Composer Beat Gysin (1968) studied piano, chemistry, composition (Thomas Kessler, Hanspeter Kyburz) and musical theory (Roland Moser, Detlev Müller-Siemens) in Basel. Born into a family of musicians, he has composed over fifty works, many of them prize-winning, for everything from solo performers to orchestral ensembles. They have been performed by the Quatuor Arditti, the Basler Madrigalisten, the Ensemble Phoenix, the Collegium Novum, the Ensemble Contrechamps, the Ensemble Recherche and (on numerous occasions) the Windspiel and umsn`jip ensembles.
Beyond classical composition, Gysin is particularly interested in the spatiality of sound phenomena. In his work unusual instrumental arrangements and multichannel tape compositions create surprising spatial structures that integrate the music and, increasingly, challenge “Euclidian” three-dimensional listening.
For example, to create the perceptual effects in Derrière un mur de verre and in the chamber opera Marienglas, listeners wore open headphones so that they could listen simultaneously to the music in the concert room and on their headphones. Gysin composed two pieces of music to be heard at the same time, sometimes together and sometimes in completely different spheres. Soon, the audience could not tell if they were hearing the sounds in their headphones or the “real” sounds.
The composer creates “perceptual games” in chosen venues, focusing on the interaction between the musical content and its environment.
NUMEN and Music in Industrial Spaces, for example, explore the differences between the acoustics in an industrial space and a concert hall, notably because of the different levels of temperature and humidity in the latter (or the presence of dirt, etc.). We hear differently. Gysin adapts his sounds and his music to the surroundings and forges a unity between the place and the event.
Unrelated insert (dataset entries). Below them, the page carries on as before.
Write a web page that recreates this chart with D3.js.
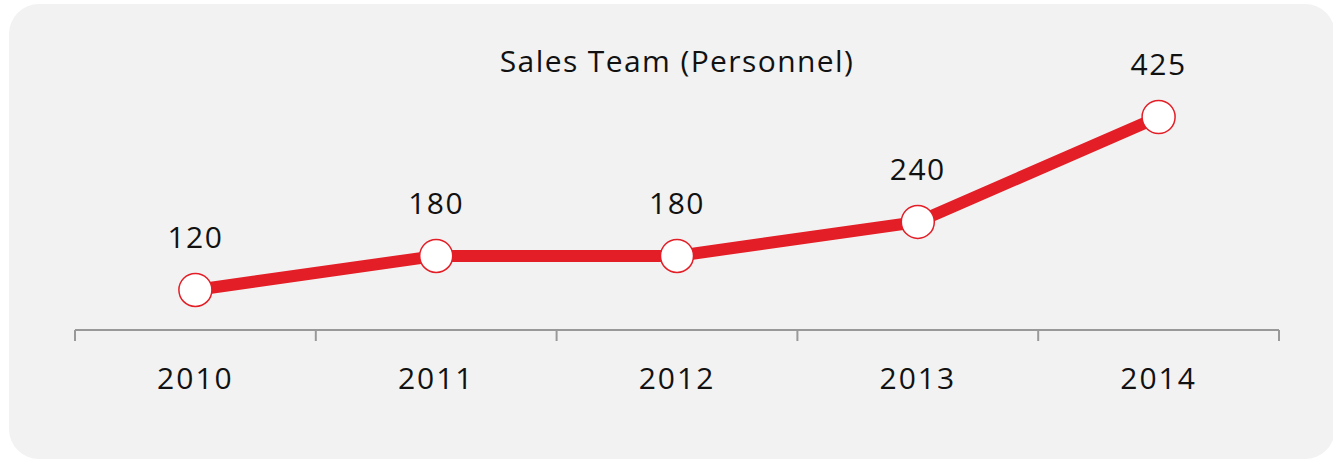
<!DOCTYPE html>
<html>
<head>
<meta charset="utf-8">
<script src="https://cdn.jsdelivr.net/npm/d3@7"></script>
<style>
  body { margin: 0; background: #fff; }
  text { font-family: "Open Sans", sans-serif; fill: #111; }
</style>
</head>
<body>
<div id="chart"></div>
<script>
// chart data
let years = ['2010', '2011', '2012', '2013', '2014']
let personnel = [120, 180, 180, 240, 425]
let title = 'Sales Team (Personnel)'

let width = 1333
let height = 460

let svg = d3.select('#chart').append('svg')
  .attr('width', width)
  .attr('height', height)

// gray rounded panel
svg.append('rect')
  .attr('x', 9)
  .attr('y', 4)
  .attr('width', 1326)
  .attr('height', 455)
  .attr('rx', 30)
  .attr('fill', '#f2f2f2')

let x = d3.scaleBand()
  .domain(years)
  .range([75, 1279])

let y = d3.scaleLinear()
  .domain([0, 425])
  .range([358, 117])

// axis
let axis = svg.append('g')
  .attr('transform', 'translate(0,330)')
  .call(d3.axisBottom(x).tickSize(0).tickPadding(0).tickFormat(''))

axis.select('.domain').remove()

axis.append('line')
  .attr('x1', 75)
  .attr('x2', 1279)
  .attr('stroke', '#999')
  .attr('stroke-width', 2)

let bounds = years.map(d => x(d)).concat([x(years[years.length - 1]) + x.bandwidth()])
axis.selectAll('.bound').data(bounds).enter()
  .append('line')
  .attr('class', 'bound')
  .attr('x1', d => d)
  .attr('x2', d => d)
  .attr('y1', 0)
  .attr('y2', 11)
  .attr('stroke', '#999')
  .attr('stroke-width', 2)

svg.selectAll('.year').data(years).enter()
  .append('text')
  .attr('class', 'year')
  .attr('x', d => x(d) + x.bandwidth() / 2)
  .attr('y', 389)
  .attr('text-anchor', 'middle')
  .style('font-size', '30px')
  .style('letter-spacing', '2px')
  .text(d => d)

// title
svg.append('text')
  .attr('x', x('2012') + x.bandwidth() / 2)
  .attr('y', 72)
  .attr('text-anchor', 'middle')
  .style('font-size', '30px')
  .style('letter-spacing', '1.4px')
  .text(title)

let cx = (d, i) => x(years[i]) + x.bandwidth() / 2

let line = d3.line()
  .x((d, i) => cx(d, i))
  .y(d => y(d))

svg.append('path')
  .datum(personnel)
  .attr('d', line)
  .attr('fill', 'none')
  .attr('stroke', '#e31e26')
  .attr('stroke-width', 12)

svg.selectAll('.dot').data(personnel).enter()
  .append('circle')
  .attr('class', 'dot')
  .attr('cx', cx)
  .attr('cy', d => y(d))
  .attr('r', 16.5)
  .attr('fill', '#fff')
  .attr('stroke', '#e31e26')
  .attr('stroke-width', 1.5)

svg.selectAll('.val').data(personnel).enter()
  .append('text')
  .attr('class', 'val')
  .attr('x', cx)
  .attr('y', d => y(d) - 42)
  .attr('text-anchor', 'middle')
  .style('font-size', '30px')
  .style('letter-spacing', '1.5px')
  .text(d => d)
</script>
</body>
</html>
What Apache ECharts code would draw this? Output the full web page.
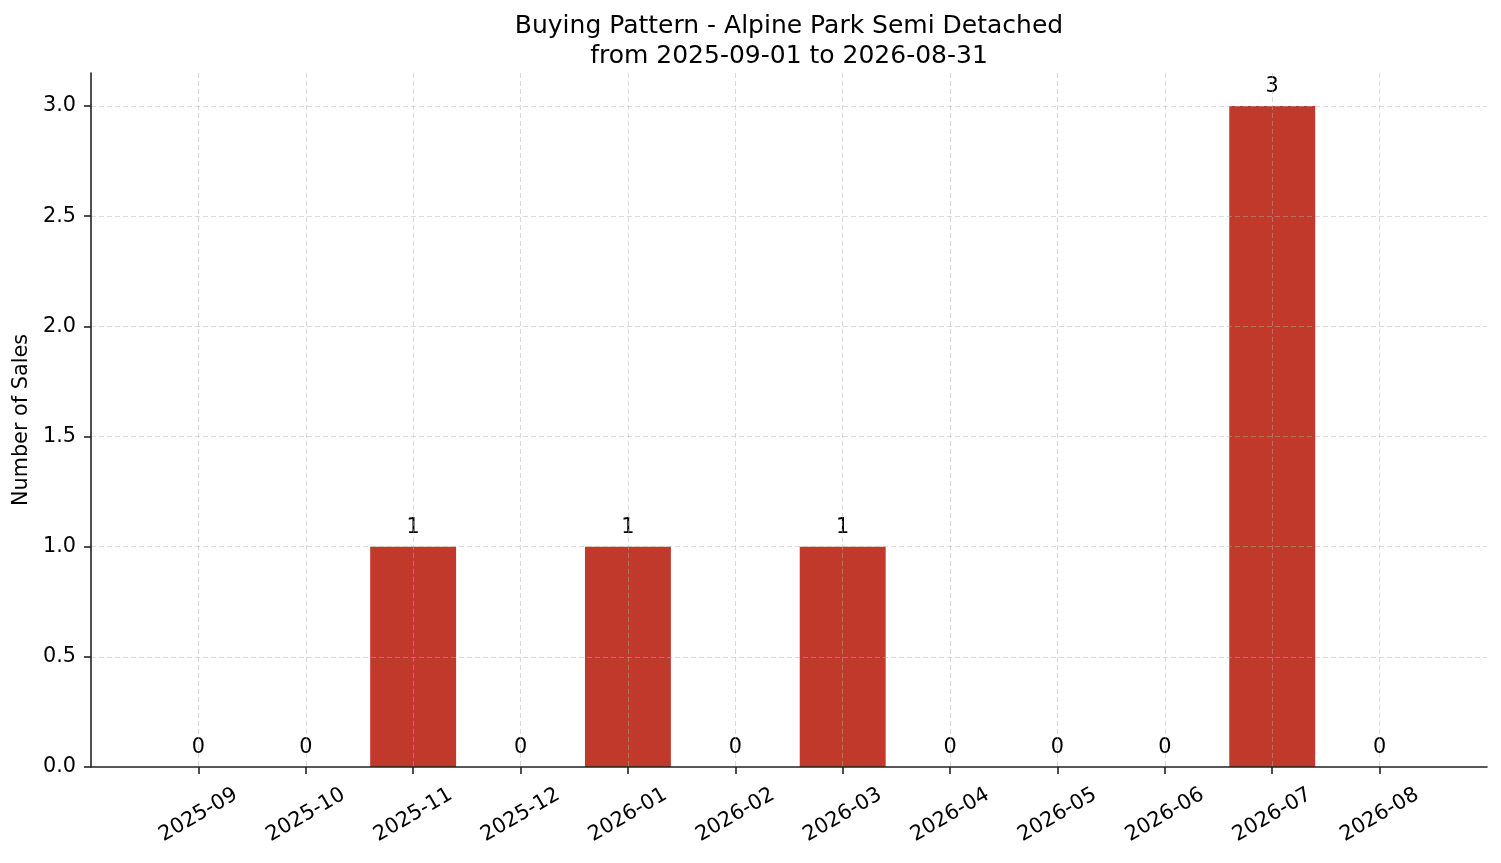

For the subaquatic opera Skamander, for example, and the sound piece Wasserreservoir, the space of the performance was so unusual that it was itself an experience. Listeners to Skamander floated on their backs in a swimming pool, where their heads were supported by the singers, who alternately dipped one or both ears underwater so that they could hear the subaquatic sounds. Wasserreservoir was performed in a hall that had a 30-second echo. The audience was led into the reservoir in total darkness and so never saw the space, but heard it in the seemingly endless reverberation of the music.
In 2011 Gysin founded the studio-klangraum association in order to systematically explore the interaction between certain kinds of space and music. Every two or three years, he conceives and organises a major project with this association and takes it on tour round Switzerland. For each of these projects he creates an accompanying film with Anna Katharina Scheidegger.
In 2015 Gysin created ZeitRäume Basel, a biennial festival “for music and architecture,” which he chairs. The event has already gained an international reputation.
As visiting artist and professor at Le Fresnoy, Gysin has come up with a photography and sound project in collaboration with Anna Katharina Scheidegger titled Quelques gouttes d’éternité (A Few Drops of Eternity), as well as a sound intervention for the intermediary space on Le Fresnoy’s roof area.